The attorney general must get a referral to opening a criminal probe. Such requests are almost always granted.
Cohen personally called tax officials in New York on the same day he received a subpoena from state investigators looking into the Trump Foundation.
A state official confirmed the call from the former personal attorney and "fixer" for President Donald Trump, but would not divulge the details of the exchange, which came Wednesday just hours after Cohen received the subpoena. The official was not authorized to discuss the case publicly and spoke on condition of anonymity.
The Associated Press first reported the existence of the subpoena on Wednesday. It was issued as part of the state's ongoing investigation into Trump and the Trump Foundation to determine whether the Republican commander in chief or his charity broke state law or misstated their tax liabilities.
Cohen pleaded guilty in Manhattan federal court Tuesday to campaign-finance violations and other charges, saying he and Trump arranged the payment of hush money to porn star Stormy Daniels and a former Playboy model to influence the election.
The subpoena was issued after Cohen's attorney, Lanny Davis, said on television that his client has information that would be of interest to investigators in Washington, as well as New York state.
If evidence of alleged crimes is found, the matter could be referred to state Attorney General Barbara Underwood, a Democrat, who could pursue criminal charges and seek the release of Trump's tax returns. The state investigation is seen as a potential backstop to the federal probe by special counsel Robert Mueller, since state charges typically cannot be cleared by a presidential pardon.
A loophole in state law, however, could make it harder for state officials to pursue anyone pardoned by Trump. The state's double jeopardy law, which protects people from repeat prosecutions for the same allegations, contains several exceptions allowing prosecutions to go ahead — but does not specifically list an exception allowing state prosecutors to move ahead with charges when a person has been pardoned for similar federal crimes.
Underwood and Democratic Gov. Andrew Cuomo have called on lawmakers to close the loophole. The Legislature is not scheduled to be back in Albany until January.
Cuomo told reporters on Thursday that he believes "it would be an impeachable offense" if Trump used his pardon power to prevent someone like Cohen from implicating him in a crime. He said state law must be clarified to ensure that "even if the president pardons someone, they can still be prosecuted in the state of New York."
A spokeswoman did not immediately respond to questions about whether Cuomo would call a special session.
The state's investigation follows Underwood's lawsuit alleging Trump illegally tapped his Trump Foundation to settle legal disputes, help his campaign for president and pay for personal and business expenses, which included spending $10,000 on a portrait of himself.
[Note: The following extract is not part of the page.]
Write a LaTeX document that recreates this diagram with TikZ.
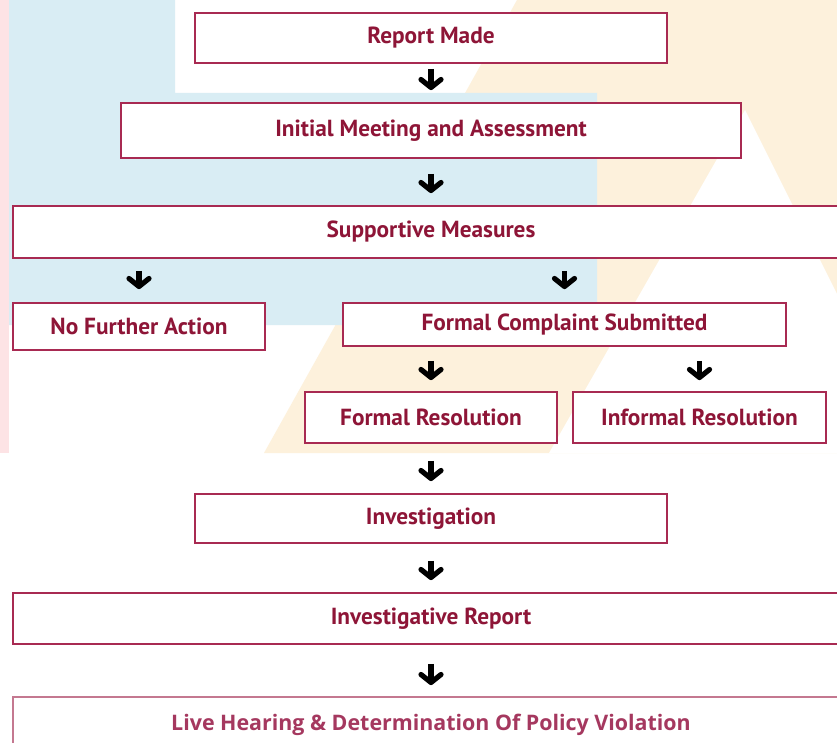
\documentclass[tikz,border=0pt]{standalone}
\usepackage{fontspec}
\setmainfont{PT Sans}
\newfontfamily\lhfont{Open Sans}
\usetikzlibrary{arrows.meta}
\definecolor{maroon}{HTML}{8E1537}
\definecolor{boxline}{HTML}{A82A52}
\definecolor{lhline}{HTML}{C47890}
\definecolor{lhtext}{HTML}{A5385F}
\definecolor{bgblue}{HTML}{D9EDF4}
\definecolor{bgbeige}{HTML}{FDF1DC}
\definecolor{bgpink}{HTML}{FDE3E5}
\tikzset{
  box/.style={draw=boxline, line width=1.8pt, fill=white, rectangle, inner sep=0pt,
    text=maroon, font=\fontsize{23.3}{27}\selectfont\bfseries},
  lhbox/.style={box, draw=lhline, text=lhtext, font=\lhfont\fontsize{21.4}{25}\selectfont\bfseries},
  arr/.style={line width=5.2pt, -{Straight Barb[length=8pt,width=20pt,line cap=round,line join=round]}}
}
\begin{document}
\begin{tikzpicture}[x=1pt,y=-1pt]
\useasboundingbox (0,0) rectangle (837,743);
% background
\fill[white] (0,0) rectangle (837,743);
\fill[bgbeige] (517,0) -- (837,0) -- (837,453) -- (264,453) -- cycle;
\fill[white] (745,110) -- (837,294) -- (837,453) -- (549,453) -- cycle;
\fill[bgblue] (9,0) -- (175,0) -- (175,93) -- (597,93) -- (597,325) -- (9,325) -- cycle;
\fill[bgpink] (0,0) rectangle (9,453);
% boxes
\node[box, minimum width=472pt, minimum height=50pt] (report) at (431,38) {Report Made};
\node[box, minimum width=620pt, minimum height=55pt] (initial) at (431,130.5) {Initial Meeting and Assessment};
\node[box, minimum width=836pt, minimum height=52pt] (supp) at (431,232) {Supportive Measures};
\node[box, minimum width=252pt, minimum height=47pt] (nfa) at (139,326.5) {No Further Action};
\node[box, minimum width=443pt, minimum height=43pt] (fcs) at (564.5,324.5) {Formal Complaint Submitted};
\node[box, minimum width=252pt, minimum height=51pt] (fres) at (431,417.5) {Formal Resolution};
\node[box, minimum width=253pt, minimum height=51pt] (ires) at (699.5,417.5) {Informal Resolution};
\node[box, minimum width=472pt, minimum height=49pt] (inv) at (431,518.5) {Investigation};
\node[box, minimum width=836pt, minimum height=51pt] (irep) at (431,618.5) {Investigative Report};
\node[lhbox, minimum width=836pt, minimum height=56pt] (live) at (431,725) {Live Hearing \& Determination Of Policy Violation};
% arrows
\draw[arr, shorten <=5pt, shorten >=12pt] (report.south) -- (initial.north);
\draw[arr, shorten <=15pt, shorten >=12pt] (initial.south) -- (supp.north);
\draw[arr, shorten <=12pt, shorten >=13pt] (nfa.north |- supp.south) -- (nfa.north);
\draw[arr, shorten <=12pt, shorten >=13pt] (fcs.north |- supp.south) -- (fcs.north);
\draw[arr, shorten <=14pt, shorten >=11pt] (fres.north |- fcs.south) -- (fres.north);
\draw[arr, shorten <=14pt, shorten >=11pt] (ires.north |- fcs.south) -- (ires.north);
\draw[arr, shorten <=17pt, shorten >=12pt] (fres.south) -- (inv.north);
\draw[arr, shorten <=17pt, shorten >=12pt] (inv.south) -- (irep.north);
\draw[arr, shorten <=19pt, shorten >=11pt] (irep.south) -- (live.north);
\end{tikzpicture}
\end{document}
The attorney general's office is seeking $2.8 million in restitution and other unspecified penalties in its civil suit. It said that it had referred its findings to the IRS and the Federal Election Commission for possible further action.
Besides his work for Trump, Cohen spent years amassing yellow cab medallions, the hard-to-get licenses adorned to the hoods of taxis in New York and Chicago that were once worth a fortune, but whose values have plummeted in recent years due to competition from ride-hailing services like Uber and Lyft.
Many medallion owners who used them as collateral to borrow money are now in deep financial trouble, unable to pay back creditors.
Once such taxi magnate, Evgeny Freidman, nicknamed the "Taxi King" by New York's tabloid newspapers, managed Cohen's medallions for years even after he was charged by state prosecutors last summer with pocketing more than $5 million in taxes.
Freidman, who told a real estate publication last year the two men were so close that Cohen helped him name his eldest son, pleaded guilty in May to a single count of tax fraud. As part of the deal, Freidman agreed to cooperate in federal and state investigations, according to a person familiar with the matter.